Posted: May 15, 2017 12:55 pm
by Thomas Eshuis
zulumoose wrote:
:nod: pointed out mulitple times, repeatedly ignored.


I think it is my later point that has been missed. Terminal patients going for last-resort quackery frequently believe the treatment has been successful, not because it has been, but because they need to believe it has been. Self-reporting is absolutely worthless as an assessment of actual results.

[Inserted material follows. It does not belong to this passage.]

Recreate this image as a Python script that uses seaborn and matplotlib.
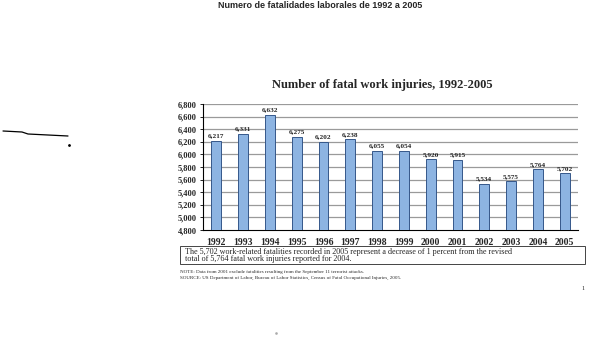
import matplotlib
matplotlib.use("Agg")
import matplotlib.pyplot as plt
import seaborn as sns
import pandas as pd
from matplotlib.lines import Line2D
from matplotlib.patches import Rectangle

years = ["1992", "1993", "1994", "1995", "1996", "1997", "1998", "1999",
         "2000", "2001", "2002", "2003", "2004", "2005"]
fatalities = [6217, 6331, 6632, 6275, 6202, 6238, 6055, 6054,
              5920, 5915, 5534, 5575, 5764, 5702]
yticks = list(range(4800, 6801, 200))

sns.set_theme(style="white")
plt.rcParams['font.family'] = ['Liberation Serif', 'DejaVu Serif']

df = pd.DataFrame({"year": years, "value": fatalities})

fig = plt.figure(figsize=(6, 3.6), dpi=100)
W, H = 600, 360
ax = fig.add_axes([203 / W, 1 - 230 / H, (578 - 203) / W, (230 - 104) / H])

sns.barplot(data=df, x="year", y="value", ax=ax, color="#8DB4E2",
            edgecolor="#35578a", linewidth=0.7, width=0.37, saturation=1, zorder=3)

ax.set_ylim(4800, 6800)
ax.set_xlim(-0.5, len(years) - 0.5)
ax.set_yticks(yticks)
ax.set_yticklabels([f"{v:,}" for v in yticks], fontsize=6, fontweight="bold")
ax.set_xticks(range(len(years)))
ax.set_xticklabels(years, fontsize=7, fontweight="bold")
ax.tick_params(axis="x", which="major", length=0, pad=5.5)
ax.set_xticks([i + 0.5 for i in range(len(years))], minor=True)
ax.tick_params(axis="x", which="minor", length=2.5, width=0.6, color="black", direction="out")
ax.tick_params(axis="y", length=2.5, width=0.6, color="black", direction="out", pad=2, left=True)
ax.set_xlabel("")
ax.set_ylabel("")
for v in yticks[1:]:
    ax.axhline(v, color="#9a9a9a", linewidth=0.9, zorder=1)
for s in ["top", "right"]:
    ax.spines[s].set_visible(False)
ax.spines["left"].set_color("black")
ax.spines["left"].set_linewidth(0.8)
ax.spines["bottom"].set_color("black")
ax.spines["bottom"].set_linewidth(0.8)

for i, v in enumerate(fatalities):
    ax.text(i, v + 40, f"{v:,}", ha="center", va="bottom", fontsize=5.2,
            fontweight="bold", zorder=4)

fig.text(320 / W, 1 - 5 / H, "Numero de fatalidades laborales de 1992 a 2005",
         ha="center", va="center", fontsize=6.5, fontweight="bold",
         family=["Liberation Sans", "DejaVu Sans"])
fig.text(382 / W, 1 - 85 / H, "Number of fatal work injuries, 1992-2005",
         ha="center", va="center", fontsize=9, fontweight="bold")

fig.add_artist(Rectangle((180 / W, 1 - 264 / H), (585 - 180) / W, (264 - 246) / H,
                         transform=fig.transFigure, fill=False, edgecolor="#444444",
                         linewidth=0.7))
fig.text(185 / W, 1 - 255.5 / H,
         "The 5,702 work-related fatalities recorded in 2005 represent a decrease of 1 percent from the revised\n"
         "total of 5,764 fatal work injuries reported for 2004.",
         ha="left", va="center", fontsize=5.9, linespacing=0.95)
fig.text(180 / W, 1 - 272 / H,
         "NOTE: Data from 2001 exclude fatalities resulting from the September 11 terrorist attacks.",
         ha="left", va="center", fontsize=3.6)
fig.text(180 / W, 1 - 278 / H,
         "SOURCE: US Department of Labor, Bureau of Labor Statistics, Census of Fatal Occupational Injuries, 2005.",
         ha="left", va="center", fontsize=3.6)
fig.text(583 / W, 1 - 288 / H, "1", ha="center", va="center", fontsize=4.5)

xs = [3 / W, 22 / W, 28 / W, 68 / W]
ys = [1 - 131 / H, 1 - 132 / H, 1 - 134 / H, 1 - 136 / H]
fig.add_artist(Line2D(xs, ys, transform=fig.transFigure, color="black", linewidth=0.9))
fig.add_artist(Line2D([69 / W], [1 - 145 / H], transform=fig.transFigure, color="black",
                      marker="o", markersize=1.0, linestyle="none"))
fig.add_artist(Line2D([276 / W], [1 - 333 / H], transform=fig.transFigure, color="#aaaaaa",
                      marker="s", markersize=0.8, linestyle="none"))

fig.savefig("out.png", dpi=100, facecolor="white")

That's a point myself and others have been trying to make with regards to this study consisting of people who want to be cured, rather than both people pro- and con to the change.

zulumoose wrote:
In fact self-reporting only has value when used to assess what it actually is, which is a change in self reporting. You can ask people what they believe the effectiveness is of a life-coach/motivational speaker, then ask them again just after a course, and a month after that. Chances are they will be sceptical at first, much more positive just after, and a month later probably as sceptical as before if not more so, because they realise the effects were more self-delusion than anything else, and they settled back into old habits almost immediately.

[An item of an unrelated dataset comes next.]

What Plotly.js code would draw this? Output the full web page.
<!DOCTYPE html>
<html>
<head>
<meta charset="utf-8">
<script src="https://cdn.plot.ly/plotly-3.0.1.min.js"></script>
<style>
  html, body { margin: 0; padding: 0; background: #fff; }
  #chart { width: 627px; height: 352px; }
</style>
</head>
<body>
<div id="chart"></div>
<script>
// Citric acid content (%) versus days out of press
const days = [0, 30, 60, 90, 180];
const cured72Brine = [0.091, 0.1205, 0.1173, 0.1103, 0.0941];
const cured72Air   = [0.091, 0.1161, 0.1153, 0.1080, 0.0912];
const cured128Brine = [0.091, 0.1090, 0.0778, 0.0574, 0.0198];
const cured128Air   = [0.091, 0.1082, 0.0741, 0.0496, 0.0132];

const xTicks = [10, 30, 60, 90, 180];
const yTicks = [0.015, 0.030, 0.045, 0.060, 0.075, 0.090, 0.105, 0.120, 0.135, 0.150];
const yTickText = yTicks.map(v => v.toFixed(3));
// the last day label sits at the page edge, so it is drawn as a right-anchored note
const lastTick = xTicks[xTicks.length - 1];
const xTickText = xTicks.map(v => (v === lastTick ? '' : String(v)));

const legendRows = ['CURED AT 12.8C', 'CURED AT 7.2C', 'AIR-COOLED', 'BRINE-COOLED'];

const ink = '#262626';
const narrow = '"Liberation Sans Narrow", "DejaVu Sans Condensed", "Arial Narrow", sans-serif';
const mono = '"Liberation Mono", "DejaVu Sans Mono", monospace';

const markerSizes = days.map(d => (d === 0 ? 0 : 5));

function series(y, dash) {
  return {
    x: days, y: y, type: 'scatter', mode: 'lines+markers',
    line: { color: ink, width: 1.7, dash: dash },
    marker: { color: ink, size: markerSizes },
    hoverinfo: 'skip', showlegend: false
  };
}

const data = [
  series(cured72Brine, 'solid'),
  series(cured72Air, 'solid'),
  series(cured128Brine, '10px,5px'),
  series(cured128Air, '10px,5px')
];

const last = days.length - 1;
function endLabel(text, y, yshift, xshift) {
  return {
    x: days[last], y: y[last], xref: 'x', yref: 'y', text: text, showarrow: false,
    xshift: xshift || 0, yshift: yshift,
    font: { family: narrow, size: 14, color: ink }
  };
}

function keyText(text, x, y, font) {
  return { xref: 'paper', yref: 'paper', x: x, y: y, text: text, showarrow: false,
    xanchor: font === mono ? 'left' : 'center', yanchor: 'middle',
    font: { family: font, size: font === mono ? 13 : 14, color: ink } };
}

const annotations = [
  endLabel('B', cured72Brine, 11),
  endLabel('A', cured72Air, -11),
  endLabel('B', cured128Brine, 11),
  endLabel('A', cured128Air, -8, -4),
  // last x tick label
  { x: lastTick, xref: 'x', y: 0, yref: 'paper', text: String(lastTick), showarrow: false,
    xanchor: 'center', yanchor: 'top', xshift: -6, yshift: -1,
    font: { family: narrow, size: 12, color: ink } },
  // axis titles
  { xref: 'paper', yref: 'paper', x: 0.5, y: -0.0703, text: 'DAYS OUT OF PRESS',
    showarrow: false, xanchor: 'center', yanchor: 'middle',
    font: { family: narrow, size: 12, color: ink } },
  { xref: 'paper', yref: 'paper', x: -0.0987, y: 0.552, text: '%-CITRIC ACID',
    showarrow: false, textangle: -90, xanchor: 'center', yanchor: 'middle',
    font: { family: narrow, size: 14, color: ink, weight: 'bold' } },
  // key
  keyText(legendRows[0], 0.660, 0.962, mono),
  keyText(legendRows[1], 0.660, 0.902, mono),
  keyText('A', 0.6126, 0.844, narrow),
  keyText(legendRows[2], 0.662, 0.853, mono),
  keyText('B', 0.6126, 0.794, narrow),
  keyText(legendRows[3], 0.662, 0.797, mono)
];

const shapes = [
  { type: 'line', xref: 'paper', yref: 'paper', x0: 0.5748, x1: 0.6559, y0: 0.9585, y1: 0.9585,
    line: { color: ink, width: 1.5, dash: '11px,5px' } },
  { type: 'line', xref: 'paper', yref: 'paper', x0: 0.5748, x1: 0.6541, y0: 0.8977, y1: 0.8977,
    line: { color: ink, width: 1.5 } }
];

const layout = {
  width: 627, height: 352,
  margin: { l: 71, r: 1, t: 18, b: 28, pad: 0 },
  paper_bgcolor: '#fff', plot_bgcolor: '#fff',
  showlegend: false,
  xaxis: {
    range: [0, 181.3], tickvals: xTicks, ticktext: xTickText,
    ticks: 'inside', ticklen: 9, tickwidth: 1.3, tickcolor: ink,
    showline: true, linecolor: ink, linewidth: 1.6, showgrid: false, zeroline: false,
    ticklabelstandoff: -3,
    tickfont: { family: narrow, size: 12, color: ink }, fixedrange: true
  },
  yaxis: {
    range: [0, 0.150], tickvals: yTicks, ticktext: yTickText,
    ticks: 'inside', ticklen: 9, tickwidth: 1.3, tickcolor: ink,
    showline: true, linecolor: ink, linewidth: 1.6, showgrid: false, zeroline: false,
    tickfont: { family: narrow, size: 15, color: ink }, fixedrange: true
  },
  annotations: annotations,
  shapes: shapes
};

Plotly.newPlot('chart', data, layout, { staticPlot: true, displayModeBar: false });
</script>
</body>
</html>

Such a speaker will have no difficulty in obtaining positive results from attendees, he just has to time his requests for comment correctly. Give them enough time to realise the con, and the results might just be negative. Sometimes even the positive results are not real, since some people will immediately settle into old habits, but blame themselves for what they believe to be their failure, and continue to report that the course was good and worthwhile, even though if they were honest with themselves they would realise that everyone else did the same and there were no positive results.